Blog changes

Thanks to everyone who followed Training Because I Can! over the last nine years. This blog started with Addison's Disease, hypothyroidism and a crazy idea of doing an Ironman distance triathlon. My life has changed and so has this blog. I am using this blog strictly for Addison's Support topics from here on out. I hope to continue providing people with hints for living life well with adrenal insufficiency.

Thursday, May 21, 2009

Hope - a rant


I lurk on a couple of Addison's boards and don't post.  Most who feel really bad don't listen to posts written by the healthy and it's a waste of my time and energy to say anything.  What I consistently read is that once diagnosed with Addison's, all of our lives go to hell.  Simply not true.

To live life well with Addison's is hard work, that's true.  We all have bad days and sometimes weeks, that's true.  Some of us end up in the ER more often than others, some of us don't.  

There is hope.  You CAN feel well.  You can achieve what you want to achieve within reason.  What's reasonable is always a moving target, no matter if you have Addison's or not.  

Prior to Addison's, I was never able to achieve my potential because I was always getting sick or falling asleep or throwing up.  Now, through lots of research, experimentation, eating well, sleeping enough, reaching out to other Addisonian's with my questions, being proactive with my health care and researching some more, I am able to do more than the average American despite my once or twice a year visits to the ER. 
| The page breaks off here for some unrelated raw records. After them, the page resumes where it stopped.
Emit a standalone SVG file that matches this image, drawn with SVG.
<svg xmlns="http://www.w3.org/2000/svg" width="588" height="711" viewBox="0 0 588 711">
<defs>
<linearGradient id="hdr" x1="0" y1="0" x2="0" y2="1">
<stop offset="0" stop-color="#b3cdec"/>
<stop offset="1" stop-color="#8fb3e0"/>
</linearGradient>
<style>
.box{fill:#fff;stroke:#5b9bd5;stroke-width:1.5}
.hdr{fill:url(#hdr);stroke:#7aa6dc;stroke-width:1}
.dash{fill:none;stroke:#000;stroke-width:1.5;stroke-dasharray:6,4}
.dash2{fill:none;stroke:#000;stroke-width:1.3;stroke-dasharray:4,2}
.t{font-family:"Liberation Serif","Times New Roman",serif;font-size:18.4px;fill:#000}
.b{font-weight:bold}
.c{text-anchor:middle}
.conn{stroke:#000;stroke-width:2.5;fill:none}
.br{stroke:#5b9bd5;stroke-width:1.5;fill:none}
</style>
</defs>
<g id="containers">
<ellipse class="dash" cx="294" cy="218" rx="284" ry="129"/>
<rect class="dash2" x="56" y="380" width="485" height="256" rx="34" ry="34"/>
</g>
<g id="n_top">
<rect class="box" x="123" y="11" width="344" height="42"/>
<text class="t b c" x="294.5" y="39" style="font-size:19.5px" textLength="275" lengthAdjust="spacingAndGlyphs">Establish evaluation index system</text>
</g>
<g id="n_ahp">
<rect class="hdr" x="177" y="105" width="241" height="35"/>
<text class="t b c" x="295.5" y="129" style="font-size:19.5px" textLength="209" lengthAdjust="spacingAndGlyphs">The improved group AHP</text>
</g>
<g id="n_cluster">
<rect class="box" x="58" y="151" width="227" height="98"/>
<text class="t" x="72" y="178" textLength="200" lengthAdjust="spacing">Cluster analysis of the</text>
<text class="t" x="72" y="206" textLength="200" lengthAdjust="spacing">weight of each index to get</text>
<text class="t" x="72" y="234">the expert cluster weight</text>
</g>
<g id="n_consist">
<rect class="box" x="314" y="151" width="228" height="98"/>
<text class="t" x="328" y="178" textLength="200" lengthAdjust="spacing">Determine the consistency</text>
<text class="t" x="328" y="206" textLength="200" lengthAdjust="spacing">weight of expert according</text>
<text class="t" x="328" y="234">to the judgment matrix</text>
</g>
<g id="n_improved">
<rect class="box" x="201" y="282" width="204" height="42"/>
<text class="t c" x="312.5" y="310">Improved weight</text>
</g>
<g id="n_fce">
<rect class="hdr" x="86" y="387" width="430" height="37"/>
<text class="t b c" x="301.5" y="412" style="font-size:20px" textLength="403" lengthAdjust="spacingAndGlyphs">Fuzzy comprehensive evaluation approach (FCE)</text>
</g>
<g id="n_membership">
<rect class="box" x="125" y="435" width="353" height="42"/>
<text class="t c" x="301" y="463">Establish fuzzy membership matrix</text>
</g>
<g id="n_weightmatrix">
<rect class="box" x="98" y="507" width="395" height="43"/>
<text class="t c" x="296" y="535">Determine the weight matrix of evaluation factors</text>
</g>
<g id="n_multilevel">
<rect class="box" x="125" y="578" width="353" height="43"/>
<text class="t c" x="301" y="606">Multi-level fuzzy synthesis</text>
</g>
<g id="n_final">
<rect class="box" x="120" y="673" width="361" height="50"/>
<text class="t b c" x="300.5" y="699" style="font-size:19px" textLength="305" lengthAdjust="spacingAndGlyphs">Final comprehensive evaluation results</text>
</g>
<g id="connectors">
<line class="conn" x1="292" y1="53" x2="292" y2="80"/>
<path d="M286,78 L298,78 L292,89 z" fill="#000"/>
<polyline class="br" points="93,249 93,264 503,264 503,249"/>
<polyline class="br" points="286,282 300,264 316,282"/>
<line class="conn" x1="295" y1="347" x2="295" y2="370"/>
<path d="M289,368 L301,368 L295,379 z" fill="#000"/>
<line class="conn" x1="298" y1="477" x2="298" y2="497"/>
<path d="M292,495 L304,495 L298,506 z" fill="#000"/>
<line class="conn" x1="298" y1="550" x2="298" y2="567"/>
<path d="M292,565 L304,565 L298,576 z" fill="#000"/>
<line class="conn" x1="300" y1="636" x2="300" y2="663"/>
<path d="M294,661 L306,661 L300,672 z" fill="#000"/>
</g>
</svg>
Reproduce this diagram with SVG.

I am so lucky that through this blog and websites, I have met some truly exceptional people who do exceptional things and they also happen to have Addison's.  You can be one of those people.  

Don't let doctors act like gods.  Hold them accountable for the drivel that they might be spewing, ask for documentation.  Be a knowledgeable consumer and present your doctor with FACTS to back up your requests.  Eat well, eat regularly, exercise IF YOU CAN, don't if you can't, set goals and try to achieve them with baby steps, sleep regularly, take your meds on a schedule.  It's amazing how such common sense things can make such a big difference in ones life.  

Most importantly, don't settle for living half a life.  Ask questions, seek answers, know that there are many people with Addison's who live very normalish lives.